When I was in high school and college whenever I read or heard stories of abuse and domestic violence I used to blame the woman for having stayed in such a relationship and for allowing things to escalate to such a point. I believed no one could lay a finger on you unless you give that person the power to do so. I was young. And I was naïve.
A few years later, fresh out of college, I was in a relationship with a man my parent didn’t really like all that much. Everything was okay for a year. I thought it was love, and that it was meant to be. My parents had raised me to believe in the sanctity of a relationship and I wasn’t in it with a mindset “let’s see where this goes”. Then we had an argument and he slapped me. I was stunned but he looked equally shocked and apologized profusely. I let it go.

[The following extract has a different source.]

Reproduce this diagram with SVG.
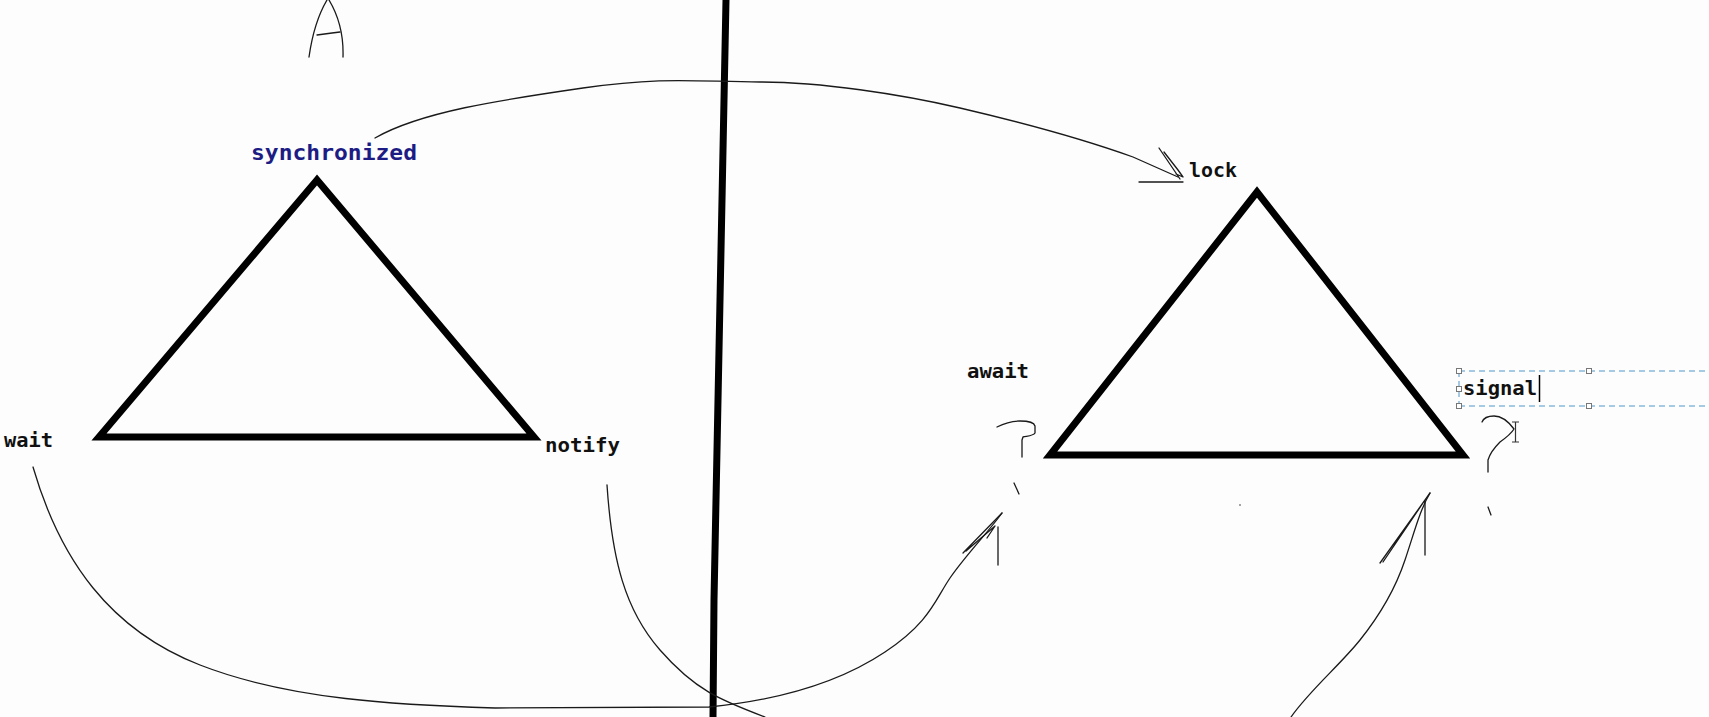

Then some time later we had another argument and he grabbed me by my hair and threw me across the room. I was hurt. He quickly realized his mistake, said sorry and even made a joke about it. He said I had provoked him and that I should say sorry too. I did. We went out to dinner to patch things up. Before I knew it, this cycle of him hitting me, saying sorry and me forgiving him became quite a regular thing.
Every little disagreement would inevitably lead to him being really rough with me. I had bruises and cuts that I had to take great care to hide whenever I went out. There was a time I had a nasty cut on my head. He had hit me with a badminton racquet. I told my colleagues that I had walked into a pole in the dark. Up until that point, I don’t think I even realized that I was a victim of gender violence. In my head, I called it misunderstanding between two people who loved each other.
Then I found out he had been abusive in his previous relationships as well. These things have a way of coming out just when your abuser doesn’t want them to. He tried to deny it but when I wasn’t convinced, he hit me again. This incident was once again followed by him expressing his “undying” love for me and he vowed never to do it again. He told me I could leave him if he ever hit me again. I said okay and that I would meet him the next day. And with that promise, he let me go. I never met him after that.
He would call and beg for me to see him and there were times when I almost relented but I was stronger than I had given myself credit for. I never caved in. He would insist that we meet and try to work things out but that only strengthened my resolve to never see him or have anything to do with him ever again. It was hard, of course. After all, at that point, I had been with him for almost three years.
I had become one of the women I had always judged so harshly – a woman who “allowed” abuse and who stayed despite it. I realized I had been incredibly stupid to have ever thought like. It took being a victim myself for me to realize that people always want to work things out as far as possible and always believe their abuser when he says sorry. When it happens for the first time, you often write it off as a one-time thing. The sad thing is that it’s hardly ever that.
Next, it’s not easy to walk out of a relationship, let alone a marriage. There are other factors to consider. There’s attachment, love, the comfort of the familiar, and often times, in case of marriage, other people to think of too. It’s even more complicated when there are children involved. Walking away is easy, I realized. It’s staying despite every cell in your body telling you not to that’s difficult.
When I realized that things weren’t working out and I would eventually have to end it, it broke my heart. The uncertainty of what next was also frightening. Would I be able to cope without someone I was used to seeing on a daily basis? After all, things weren’t always bad, there were good moments too, I reasoned. What made me stay for as long as I did was the hope that things would change. That love would win. If I were able to show him that despite his bad behavior I wouldn’t love him any less, he would eventually come around.
Talking about violence and admitting your partner/husband/wife is abusive is also very hard. Our society makes it even harder. People will look for faults in the woman and find ways (and really ingenious ones at that) to pin the blame on her. I know many women whose own families – parents, brothers, and sisters – have stopped talking to them after they separated from their abusive husbands. This mindset is also what binds many women to their abusers. They aren’t welcomed by their respective families so who do they turn to? Staying thus seems like the only option. So we try to convince ourselves that beneath all that anger, our partner does really love us.
The thing is someone who loves you will never put you through all that in the first place. Every relationship has its share of fights and arguments but you never want to hurt the other person. You might be angry and not want to talk but you don’t want to inflict pain either. And someone who does that to you will never change. There really is no hope. Walking out at the first hint of abuse (mental, verbal, physical, emotional) is the best thing you can do for yourself and all those involved – parents and children included. The prospect might seem scary but the alternative is worse.